This book is such a great read, I am so pleased that somebody had the ability and dedication to put together such a comprehensive book about reggae. Starting from the birth of sound system culture in the 1950's when they were playing strictly American R'n'B, this book covers the essential bits for ska, rocksteady, reggae, dub, dancehall etc; also looking at the socio-political on-goings that perhaps caused the music to develop in a certain way. It also takes a good look into the reggae music scene in other parts of the world, mainly England, but also to a lesser extent the USA and parts of Africa (Nigeria loves the roots!).
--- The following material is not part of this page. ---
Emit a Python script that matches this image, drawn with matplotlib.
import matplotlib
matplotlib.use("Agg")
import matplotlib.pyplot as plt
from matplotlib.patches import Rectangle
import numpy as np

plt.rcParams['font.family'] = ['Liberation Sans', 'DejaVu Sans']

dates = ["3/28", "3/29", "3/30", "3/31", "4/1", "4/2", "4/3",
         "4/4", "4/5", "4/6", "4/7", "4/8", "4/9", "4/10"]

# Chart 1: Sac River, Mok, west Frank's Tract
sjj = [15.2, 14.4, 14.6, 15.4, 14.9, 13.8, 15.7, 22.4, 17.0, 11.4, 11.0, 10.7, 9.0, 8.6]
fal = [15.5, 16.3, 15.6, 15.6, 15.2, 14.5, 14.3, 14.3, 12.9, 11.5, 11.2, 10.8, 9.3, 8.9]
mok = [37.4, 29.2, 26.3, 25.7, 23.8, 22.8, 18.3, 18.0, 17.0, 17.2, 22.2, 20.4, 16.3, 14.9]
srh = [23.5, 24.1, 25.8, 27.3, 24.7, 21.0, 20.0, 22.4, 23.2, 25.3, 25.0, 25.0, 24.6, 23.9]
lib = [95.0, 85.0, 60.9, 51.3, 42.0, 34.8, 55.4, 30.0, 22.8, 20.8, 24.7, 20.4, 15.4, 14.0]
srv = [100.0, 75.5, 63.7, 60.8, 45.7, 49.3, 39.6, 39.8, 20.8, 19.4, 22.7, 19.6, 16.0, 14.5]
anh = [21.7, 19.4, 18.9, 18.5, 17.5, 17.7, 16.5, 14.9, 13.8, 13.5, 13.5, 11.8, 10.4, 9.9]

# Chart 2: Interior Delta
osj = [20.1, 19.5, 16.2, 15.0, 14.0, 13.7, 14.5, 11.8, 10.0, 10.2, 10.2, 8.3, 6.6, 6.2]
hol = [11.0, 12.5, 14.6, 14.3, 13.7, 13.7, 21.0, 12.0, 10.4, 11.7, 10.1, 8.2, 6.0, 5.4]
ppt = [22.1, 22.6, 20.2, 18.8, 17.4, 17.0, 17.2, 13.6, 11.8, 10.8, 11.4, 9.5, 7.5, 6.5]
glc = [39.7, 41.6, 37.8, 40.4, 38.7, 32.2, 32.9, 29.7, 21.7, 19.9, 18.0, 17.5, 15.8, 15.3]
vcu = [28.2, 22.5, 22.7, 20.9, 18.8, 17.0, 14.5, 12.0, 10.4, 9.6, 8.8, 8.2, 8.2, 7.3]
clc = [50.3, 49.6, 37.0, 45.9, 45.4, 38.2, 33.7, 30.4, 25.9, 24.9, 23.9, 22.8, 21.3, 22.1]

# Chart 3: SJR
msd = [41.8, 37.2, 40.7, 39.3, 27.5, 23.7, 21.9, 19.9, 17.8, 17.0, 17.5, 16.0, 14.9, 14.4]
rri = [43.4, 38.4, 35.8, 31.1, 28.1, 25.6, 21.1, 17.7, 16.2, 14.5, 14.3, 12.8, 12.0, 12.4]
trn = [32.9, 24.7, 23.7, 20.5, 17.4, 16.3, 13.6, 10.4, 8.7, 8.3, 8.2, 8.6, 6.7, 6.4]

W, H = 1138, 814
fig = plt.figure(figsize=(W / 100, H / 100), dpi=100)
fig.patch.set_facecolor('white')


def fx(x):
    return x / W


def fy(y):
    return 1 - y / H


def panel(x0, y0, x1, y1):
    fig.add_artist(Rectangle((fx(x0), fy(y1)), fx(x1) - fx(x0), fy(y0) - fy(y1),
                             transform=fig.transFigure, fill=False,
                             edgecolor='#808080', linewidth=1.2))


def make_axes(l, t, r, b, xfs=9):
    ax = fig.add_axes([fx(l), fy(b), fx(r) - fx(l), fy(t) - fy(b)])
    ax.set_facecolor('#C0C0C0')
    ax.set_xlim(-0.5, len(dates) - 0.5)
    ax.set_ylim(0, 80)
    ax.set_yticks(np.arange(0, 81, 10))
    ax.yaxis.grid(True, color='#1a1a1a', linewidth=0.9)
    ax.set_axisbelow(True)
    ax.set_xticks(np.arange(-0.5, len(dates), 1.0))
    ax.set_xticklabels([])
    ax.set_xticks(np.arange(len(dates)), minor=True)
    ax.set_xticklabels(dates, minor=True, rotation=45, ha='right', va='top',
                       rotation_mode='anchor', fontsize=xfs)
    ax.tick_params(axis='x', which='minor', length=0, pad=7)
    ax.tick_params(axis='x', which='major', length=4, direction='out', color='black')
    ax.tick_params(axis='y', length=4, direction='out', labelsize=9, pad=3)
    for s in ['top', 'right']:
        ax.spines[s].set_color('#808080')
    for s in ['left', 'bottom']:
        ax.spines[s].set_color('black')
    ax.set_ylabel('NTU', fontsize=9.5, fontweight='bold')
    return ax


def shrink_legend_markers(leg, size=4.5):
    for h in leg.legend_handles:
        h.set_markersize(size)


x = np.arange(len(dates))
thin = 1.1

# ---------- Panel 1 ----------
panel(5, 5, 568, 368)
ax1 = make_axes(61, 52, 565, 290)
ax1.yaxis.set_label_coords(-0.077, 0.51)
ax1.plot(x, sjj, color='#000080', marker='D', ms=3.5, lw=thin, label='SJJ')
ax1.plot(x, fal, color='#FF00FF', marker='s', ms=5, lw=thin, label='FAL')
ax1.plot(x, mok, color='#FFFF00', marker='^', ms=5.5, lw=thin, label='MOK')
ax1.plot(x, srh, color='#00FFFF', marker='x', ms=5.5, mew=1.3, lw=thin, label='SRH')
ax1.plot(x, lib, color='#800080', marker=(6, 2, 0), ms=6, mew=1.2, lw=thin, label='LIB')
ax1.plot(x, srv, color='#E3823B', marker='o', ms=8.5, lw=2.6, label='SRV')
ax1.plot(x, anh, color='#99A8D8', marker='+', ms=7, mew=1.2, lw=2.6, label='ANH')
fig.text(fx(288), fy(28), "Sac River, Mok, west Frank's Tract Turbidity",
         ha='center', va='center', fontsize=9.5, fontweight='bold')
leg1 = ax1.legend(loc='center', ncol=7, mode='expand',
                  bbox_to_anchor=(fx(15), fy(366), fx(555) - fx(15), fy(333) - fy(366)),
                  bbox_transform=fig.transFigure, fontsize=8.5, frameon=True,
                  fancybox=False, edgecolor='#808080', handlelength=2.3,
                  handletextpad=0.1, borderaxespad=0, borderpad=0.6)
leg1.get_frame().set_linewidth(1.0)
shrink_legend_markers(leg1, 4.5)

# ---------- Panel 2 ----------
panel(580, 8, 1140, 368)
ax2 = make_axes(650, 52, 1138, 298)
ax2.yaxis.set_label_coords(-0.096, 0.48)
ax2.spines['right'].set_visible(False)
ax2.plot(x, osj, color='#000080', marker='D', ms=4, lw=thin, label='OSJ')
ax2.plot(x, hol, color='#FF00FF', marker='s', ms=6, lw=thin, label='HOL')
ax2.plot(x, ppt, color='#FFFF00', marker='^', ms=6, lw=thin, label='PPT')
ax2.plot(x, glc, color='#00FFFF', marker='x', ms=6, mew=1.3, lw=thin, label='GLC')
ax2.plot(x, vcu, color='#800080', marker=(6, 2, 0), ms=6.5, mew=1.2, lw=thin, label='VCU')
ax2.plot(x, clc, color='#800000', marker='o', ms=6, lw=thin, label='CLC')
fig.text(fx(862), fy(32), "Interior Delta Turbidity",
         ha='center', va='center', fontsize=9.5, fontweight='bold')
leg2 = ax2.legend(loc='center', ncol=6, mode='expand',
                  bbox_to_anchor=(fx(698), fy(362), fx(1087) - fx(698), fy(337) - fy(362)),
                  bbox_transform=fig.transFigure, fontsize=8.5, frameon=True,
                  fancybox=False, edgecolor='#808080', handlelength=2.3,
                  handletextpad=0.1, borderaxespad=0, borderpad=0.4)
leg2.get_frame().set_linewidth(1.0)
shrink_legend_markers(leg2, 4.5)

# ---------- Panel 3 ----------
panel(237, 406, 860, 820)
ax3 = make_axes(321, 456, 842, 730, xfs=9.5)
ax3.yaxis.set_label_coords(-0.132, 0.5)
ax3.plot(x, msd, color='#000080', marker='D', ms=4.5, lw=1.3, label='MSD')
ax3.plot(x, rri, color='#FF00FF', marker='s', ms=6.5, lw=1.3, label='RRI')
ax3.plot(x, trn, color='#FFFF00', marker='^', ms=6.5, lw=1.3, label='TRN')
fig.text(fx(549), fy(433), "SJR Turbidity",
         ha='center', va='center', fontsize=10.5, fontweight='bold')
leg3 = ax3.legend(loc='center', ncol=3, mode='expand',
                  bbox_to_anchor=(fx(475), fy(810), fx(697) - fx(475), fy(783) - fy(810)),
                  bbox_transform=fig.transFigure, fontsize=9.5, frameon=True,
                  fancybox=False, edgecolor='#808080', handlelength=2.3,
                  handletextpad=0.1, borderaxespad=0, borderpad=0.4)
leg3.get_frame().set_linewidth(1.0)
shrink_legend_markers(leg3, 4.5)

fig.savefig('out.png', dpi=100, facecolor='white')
I have not quite finished this book yet, but it has been one of the quickest I have ever read, as I just can't wait to fill my head with more fascinating info on King Tubby's studio, or Dennis Bovell and the UK scene, or some other crazy stuff about rastafari. The only issue I have with this book, is I sometimes found the socio-political stuff a little boring, but I think others would not, and I guess its essential to explain the situation in which a lot of reggae was created. I also wish there was more info on a lot of the roots artists. But still these are minor issues.... Lloyd Bradley has covered an immense amount of ground, and managed to fit it comfortably into 550 or so pages.
As most of the other reviews state, this is such a great book, and for any fans of any form of reggae, you will learn so much. You also get a great insight into how the reggae music industry worked... and that alone is so interesting as its nothing like the rock/pop side of things. BUY THIS! YOU WILL NOT REGRET IT!